90 work truck Posted February 19, 2017 Share Posted February 19, 2017 I bought my Truck 2 years ago, not knowing what/how the po handled maintenance did a lot of maintenance right away changed filters, fluids etc. Then this winter noticed the truck was running cooler than normal bought a laser thermometer(truck has idiot lts) and haven't been able to find a gauge cluster locally) Put a Macs pressure bottle in last year when the plastic one developed a crack and the cap had issues, then this winter in trying to solve my under heating issues Put in a 195 degree Mopar stat & deleted the Vacuum actuated heater control valve. All of that with the help of the folks here have got "Old Paint" a lot closer to Normal, now I'll get on to my question: Don't know if it was because of now I have a system under pressure or it was just time, now the radiator has a small leak, I've read all the topics I could search for here & Google and it seems like the Mod of choice is to convert from a closed to open system. I'm thinking that I already have an "Open" system as the Macs Bottle has the missing radiator cap, when I did the deleting of the HCV I used Copper plumbing Ts with sleeves for the larger heater hose, not a pumber (Hot On Left, cold on right and Crap flows downhill) but no leaks. So the only advantage I can see by "Upgrading" to a 92+ radiator with a cap, would be getting rid of the Ts, then I could use the Macs as an overflow bottle, guess I'd have to depressurize that cap so it would function as an over flow, or just use one of the other inlets(with larger diameter hose as the over flow.. Looks like an OE plastic and metal(whats n there now) is less expensive and I'm just wondering if I'm missing something? The Mac's Bottle is sitting where the oe plastic one was. This is my DD and work truck, the most "wheeling" It'll see is an occasional logging road, or crossing a cow pasture to get me closer to a deer stand so its not going to get hammered on trails. I would like your opinions, Thanks much, Mark Link to comment Share on other sites More sharing options...
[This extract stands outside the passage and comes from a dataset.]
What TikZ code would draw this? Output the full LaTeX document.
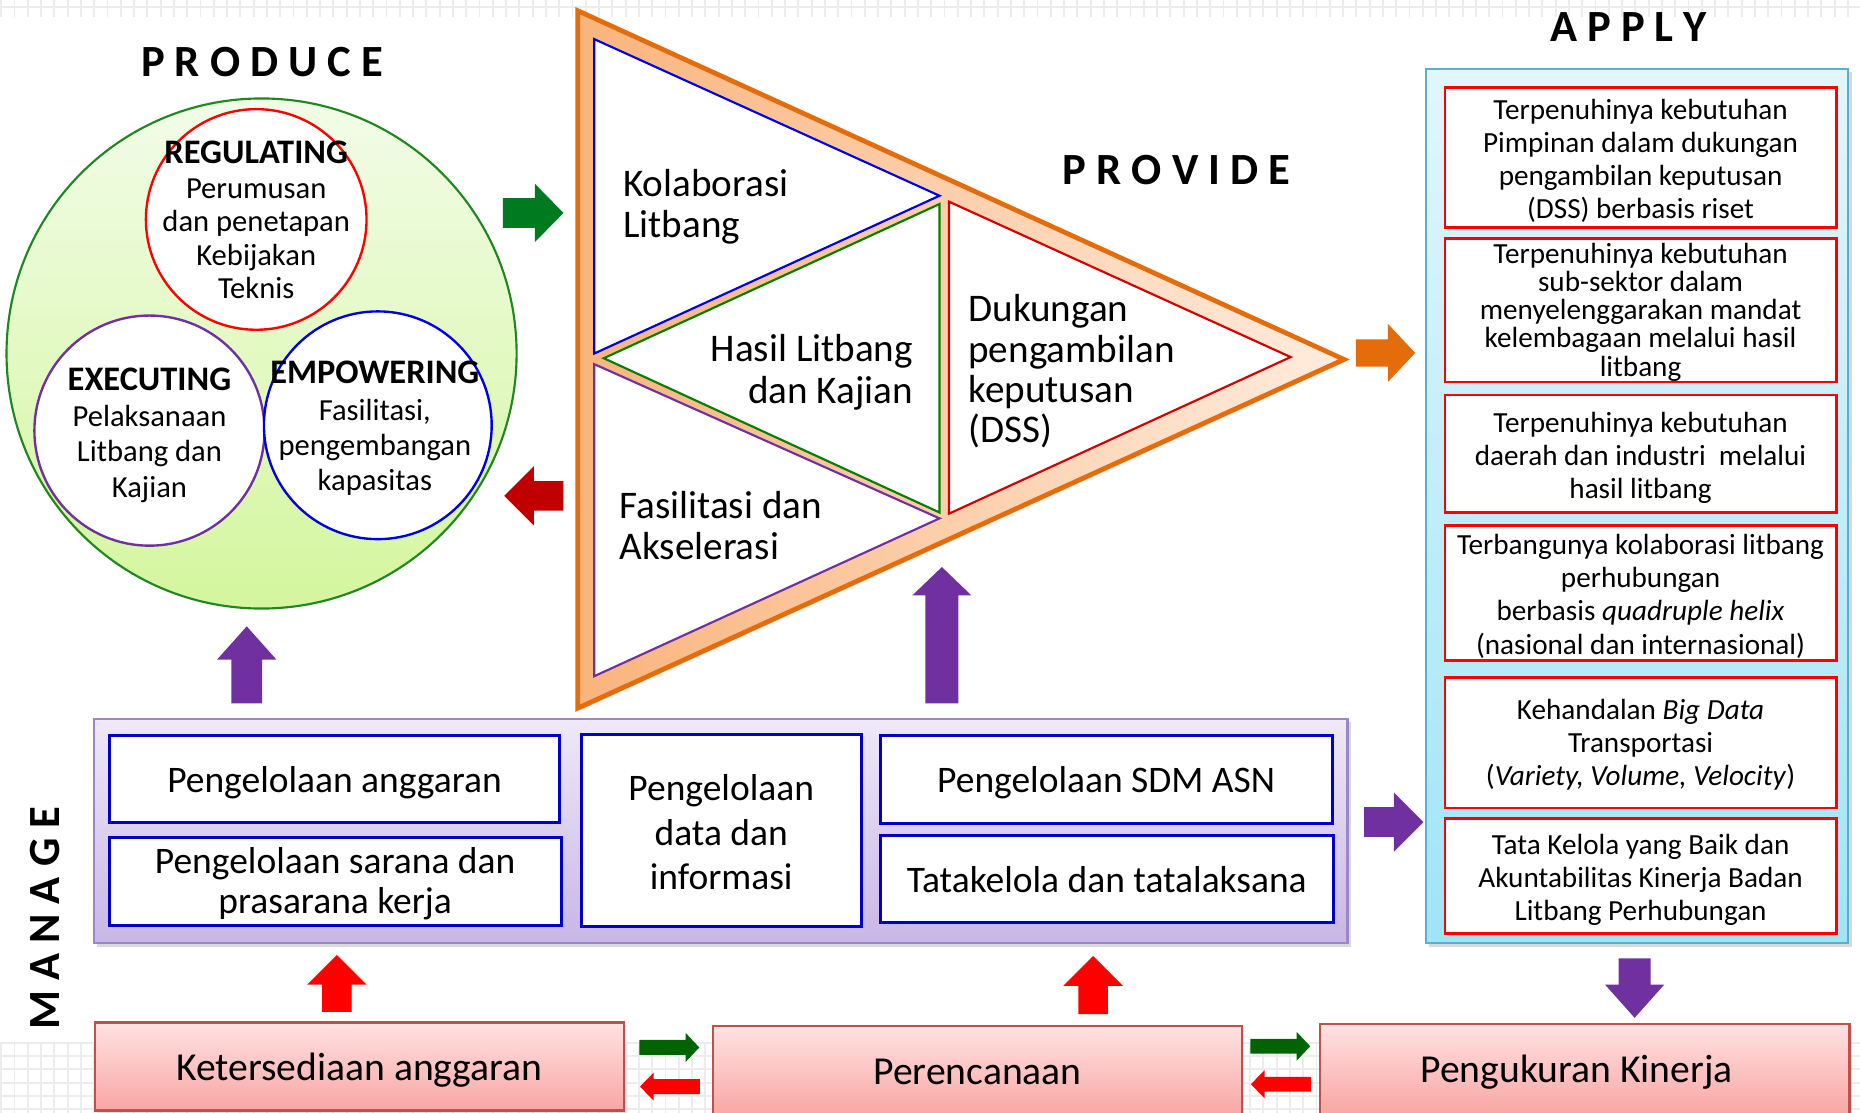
\documentclass[tikz,border=0pt]{standalone}
\usepackage{fontspec}
\setmainfont{Carlito}
\usetikzlibrary{shadows,calc}
\definecolor{cgreen}{RGB}{0,122,30}
\definecolor{dkgreen}{RGB}{0,100,0}
\definecolor{dkred}{RGB}{192,0,0}
\definecolor{orng}{RGB}{228,108,10}
\definecolor{purp}{RGB}{112,48,160}
\definecolor{circgreen}{RGB}{30,135,30}
\definecolor{circtop}{RGB}{242,252,232}
\definecolor{circbot}{RGB}{212,246,158}
\definecolor{gridc}{RGB}{236,236,236}
\definecolor{trileft}{RGB}{249,180,124}
\definecolor{triright}{RGB}{255,236,222}
\definecolor{tblue}{RGB}{0,0,225}
\definecolor{tgreen}{RGB}{0,128,0}
\definecolor{tred}{RGB}{210,0,0}
\definecolor{applytop}{RGB}{226,246,252}
\definecolor{applybot}{RGB}{160,228,247}
\definecolor{applyborder}{RGB}{90,175,205}
\definecolor{mantop}{RGB}{239,233,248}
\definecolor{manbot}{RGB}{200,182,230}
\definecolor{manborder}{RGB}{155,135,196}
\definecolor{pinktop}{RGB}{255,226,226}
\definecolor{pinkbot}{RGB}{248,166,164}
\definecolor{pinkborder}{RGB}{192,80,77}
\definecolor{boxblue}{RGB}{0,0,204}
\newcommand{\BArrow}[8]{\fill[#1, shift={(#2,#3)}, rotate=#4] (0,-#6) -- ({#5-#8},-#6) -- ({#5-#8},-#7) -- (#5,0) -- ({#5-#8},#7) -- ({#5-#8},#6) -- (0,#6) -- cycle;}
\newcommand{\circheadfont}{\fontsize{14.5}{15}\selectfont\bfseries}
\tikzset{
  hdr/.style={font=\fontsize{18.8}{20}\selectfont\bfseries, inner sep=0pt},
  circtext/.style={inner sep=0pt, align=center, font=\fontsize{12.9}{14}\selectfont},
  tritext/.style={inner sep=0pt, font=\fontsize{16.5}{17.5}\selectfont},
  redbox/.style={draw=red, line width=1.1pt, fill=white, minimum width=165pt, inner sep=0pt},
  redtext/.style={inner sep=0pt, align=center, font=\fontsize{12.3}{14}\selectfont},
  bluebox/.style={draw=boxblue, line width=1.3pt, fill=white, inner sep=0pt},
  bluetext/.style={inner sep=0pt, align=center, font=\fontsize{15.8}{17}\selectfont},
  pinkbox/.style={draw=pinkborder, line width=1pt, top color=pinktop, bottom color=pinkbot, inner sep=0pt, minimum width=223pt, drop shadow={shadow xshift=1pt, shadow yshift=-1pt, opacity=0.25}},
  pinktext/.style={inner sep=0pt, font=\fontsize{16.7}{18}\selectfont},
}
\begin{document}
\begin{tikzpicture}[x=0.5pt,y=-0.5pt]
\useasboundingbox (0,0) rectangle (1568,938);
% background grid
\foreach \i in {0,...,140} {\draw[gridc, line width=0.8pt] ({\i*11.2+1},0) -- ({\i*11.2+1},14);}
\draw[gridc, line width=0.8pt] (0,6) -- (1568,6);
\foreach \i in {0,...,140} {\draw[gridc, line width=0.8pt] ({\i*11.2+1},878) -- ({\i*11.2+1},938);}
\foreach \j in {0,...,5} {\draw[gridc, line width=0.8pt] (0,{879+\j*11.2}) -- (1568,{879+\j*11.2});}

% headers
\node[hdr] (hproduce) at (221,52) {P R O D U C E};
\node[hdr] (hprovide) at (992,143) {P R O V I D E};
\node[hdr] (happly) at (1373,23) {A P P L Y};
\node[hdr, rotate=90] (hmanage) at (38,774) {M A N A G E};

% PRODUCE circles
\node[circle, minimum size=215pt, inner sep=0pt, draw=circgreen, line width=0.9pt, top color=circtop, bottom color=circbot] (produce) at (220.5,298) {};
\node[circle, minimum size=93pt, inner sep=0pt, draw=red, line width=1pt, fill=white] (reg) at (216,185) {};
\node[circle, minimum size=97pt, inner sep=0pt, draw=purp, line width=1pt, fill=white] (exe) at (126,363) {};
\node[circle, minimum size=96pt, inner sep=0pt, draw=tblue, line width=1pt, fill=white] (emp) at (318.5,358.5) {};
\node[circtext] (regt) at (216,185) {{\circheadfont REGULATING}\\[1pt]Perumusan\\dan penetapan\\Kebijakan\\Teknis};
\node[circtext, font=\fontsize{12.9}{15}\selectfont] (exet) at (126,367) {{\circheadfont EXECUTING}\\Pelaksanaan\\Litbang dan\\Kajian};
\node[circtext, font=\fontsize{12.9}{14.6}\selectfont] (empt) at (316,361) {{\circheadfont EMPOWERING}\\[1pt]Fasilitasi,\\pengembangan\\kapasitas};

% PROVIDE triangle
\path[draw=orng, line width=2pt, left color=trileft, right color=triright, line join=miter, drop shadow={shadow xshift=1pt, shadow yshift=-1pt, opacity=0.2}] (487,9) coordinate (tA) -- (1133,303) coordinate (tTip) -- (487,597) coordinate (tB) -- cycle;
\draw[tblue, line width=0.9pt, fill=white] (501,33) -- (792,165) -- (501,298) -- cycle;
\draw[tgreen, line width=0.9pt, fill=white] (509,302) -- (792,172) -- (792,432) -- cycle;
\draw[purp, line width=0.9pt, fill=white] (501,307) -- (792,437) -- (501,570) -- cycle;
\draw[tred, line width=0.9pt, fill=white] (800,170) -- (1088,301) -- (800,433) -- cycle;
\node[tritext, anchor=west, align=left] (kol) at (525,174.5) {Kolaborasi\\Litbang};
\node[tritext, anchor=east, align=right] (hasil) at (770,314) {Hasil Litbang\\dan Kajian};
\node[tritext, anchor=west, align=left] (fas) at (522,443) {Fasilitasi dan\\Akselerasi};
\node[tritext, anchor=west, align=left, font=\fontsize{16.5}{17}\selectfont] (dss) at (816,313) {Dukungan\\pengambilan\\keputusan\\(DSS)};

% APPLY box
\node[draw=applyborder, line width=0.9pt, top color=applytop, bottom color=applybot, minimum width=178pt, minimum height=368.5pt, inner sep=0pt, drop shadow={shadow xshift=1.5pt, shadow yshift=-1.5pt, opacity=0.3}] (apply) at (1380,426.5) {};
\node[redbox, minimum height=59pt] (a1) at (1383,133) {};
\node[redbox, minimum height=60.5pt] (a2) at (1383,261.5) {};
\node[redbox, minimum height=49.5pt] (a3) at (1383,382.5) {};
\node[redbox, minimum height=57pt] (a4) at (1383,500) {};
\node[redbox, minimum height=55pt] (a5) at (1383,626) {};
\node[redbox, minimum height=48.5pt] (a6) at (1383,738.5) {};
\node[redtext] (a1t) at ($(a1.center)+(0,2.5)$) {Terpenuhinya kebutuhan\\Pimpinan dalam dukungan\\pengambilan keputusan\\(DSS) berbasis riset};
\node[redtext, font=\fontsize{12.3}{11.9}\selectfont] (a2t) at ($(a2.center)+(0,1.5)$) {Terpenuhinya kebutuhan\\sub-sektor dalam\\menyelenggarakan mandat\\kelembagaan melalui hasil\\litbang};
\node[redtext] (a3t) at ($(a3.center)+(0,3.5)$) {Terpenuhinya kebutuhan\\daerah dan industri\ \ melalui\\hasil litbang};
\node[redtext] (a4t) at ($(a4.center)+(0,2.5)$) {Terbangunya kolaborasi litbang\\perhubungan\\berbasis \textit{quadruple helix}\\(nasional dan internasional)};
\node[redtext] (a5t) at ($(a5.center)+(0,2)$) {Kehandalan \textit{Big Data}\\Transportasi\\(\textit{Variety, Volume, Velocity})};
\node[redtext] (a6t) at ($(a6.center)+(0,3)$) {Tata Kelola yang Baik dan\\Akuntabilitas Kinerja Badan\\Litbang Perhubungan};

% MANAGE box
\node[draw=manborder, line width=1pt, top color=mantop, bottom color=manbot, minimum width=528.5pt, minimum height=94.5pt, inner sep=0pt, drop shadow={shadow xshift=1.5pt, shadow yshift=-1.5pt, opacity=0.3}] (manage) at (607.5,700.5) {};
\node[bluebox, minimum width=190pt, minimum height=36.5pt] (pa) at (282,656.5) {};
\node[bluebox, minimum width=190.5pt, minimum height=37pt] (ps) at (282.5,743) {};
\node[bluebox, minimum width=118pt, minimum height=81pt] (pd) at (608,700) {};
\node[bluebox, minimum width=190.5pt, minimum height=37pt] (psdm) at (932.5,657) {};
\node[bluebox, minimum width=191pt, minimum height=37pt] (ptata) at (933,741) {};
\node[bluetext] (pat) at ($(pa.center)+(0,3)$) {Pengelolaan anggaran};
\node[bluetext] (pst) at ($(ps.center)+(0,2)$) {Pengelolaan sarana dan\\prasarana kerja};
\node[bluetext, font=\fontsize{15.8}{18.7}\selectfont] (pdt) at ($(pd.center)+(0,1.5)$) {Pengelolaan\\data dan\\informasi};
\node[bluetext] (psdmt) at ($(psdm.center)+(0,3)$) {Pengelolaan SDM ASN};
\node[bluetext] (ptatat) at ($(ptata.center)+(0,0.5)$) {Tatakelola dan tatalaksana};

% bottom boxes
\node[pinkbox, minimum height=37pt] (keter) at (303,899) {};
\node[pinkbox, minimum height=38pt] (peren) at (824,903) {};
\node[pinkbox, minimum height=38pt] (pengu) at (1336,901) {};
\node[pinktext] (kett) at ($(keter.center)+(0,3)$) {Ketersediaan anggaran};
\node[pinktext] (perent) at ($(peren.center)+(0,0.5)$) {Perencanaan};
\node[pinktext] (pengut) at ($(pengu.center)+(-7,3)$) {Pengukuran Kinerja};

% block arrows
\BArrow{cgreen}{424}{179.5}{0}{51}{12.5}{24.5}{24}
\BArrow{dkred}{475}{418}{180}{50}{12.5}{25}{25}
\BArrow{orng}{1143}{297.5}{0}{50}{11.5}{24.5}{23}
\BArrow{purp}{794}{593}{90}{115}{14}{25}{24}
\BArrow{purp}{208}{593}{90}{65}{13}{25}{28}
\BArrow{purp}{1150}{693}{0}{50}{12.5}{25}{25}
\BArrow{purp}{1378}{808}{-90}{50}{13.5}{25}{28}
\BArrow{red}{284}{853}{90}{48}{12.5}{25}{25}
\BArrow{red}{921.5}{855}{90}{49}{12.5}{25}{25}
\BArrow{dkgreen}{539}{883}{0}{50.5}{6.3}{12.2}{11.5}
\BArrow{red}{590}{916}{180}{50.5}{6.3}{11.8}{11.5}
\BArrow{dkgreen}{1054}{882}{0}{50.5}{6.3}{12.2}{11.5}
\BArrow{red}{1105}{914}{180}{50.5}{6.3}{11.8}{11.5}
\end{tikzpicture}
\end{document}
ftpiercecracker1 Posted February 19, 2017 Share Posted February 19, 2017 For simplicity sake I think it's hard to beat an open system. don't have to worry about bleeding it just so or having all the extra pressurized plumbing that could spring a leak. That being said, I still have the closed system. Had to buy one new pressure bottle and upgraded the cap to the Volvo unit. Also deleted the HCV. I have had this setup for years now and have never had a problem. The truth is, all things being equal, the closed system actually has a larger coolant capacity. The only benefit I see to switching would be for convenience and a little more simplicity. Why fix what ain't broke? FPC Link to comment Share on other sites More sharing options...
omega_rugal Posted February 20, 2017 Share Posted February 20, 2017 the closed system actually has a larger coolant capacity. how is that? Link to comment Share on other sites More sharing options...
Eagle Posted February 20, 2017 Share Posted February 20, 2017 The installation of the Mac's aluminum tank does, indeed, convert the system to an "open" system. The Mac's bottle is not set up to function as an overflow recovery bottle. The only advantage to buying a new radiator with a cap is that you'll have a new radiator. Personally, I would (and have) replace the leaking radiator with a radiator made for the Renix years, and keep the Mac's tank that you spent good money for. If you installed a Mac's tank, you should already have added a coolant recovery bottle. Link to comment Share on other sites More sharing options...
Eagle Posted February 20, 2017 Share Posted February 20, 2017 the closed system actually has a larger coolant capacity. how is that? Becauese the surge tank/bottle on the firewall is part of the pressurized system, so that capacity is in addition to the capacity of the radiator. Link to comment Share on other sites More sharing options...
90 work truck Posted February 20, 2017 Author Share Posted February 20, 2017 Eagle, dumb question why would I need a coolant recovery bottle With the Macs pressure bottle when the cheapo plastic one just had an overflow hose to ground? Link to comment Share on other sites More sharing options...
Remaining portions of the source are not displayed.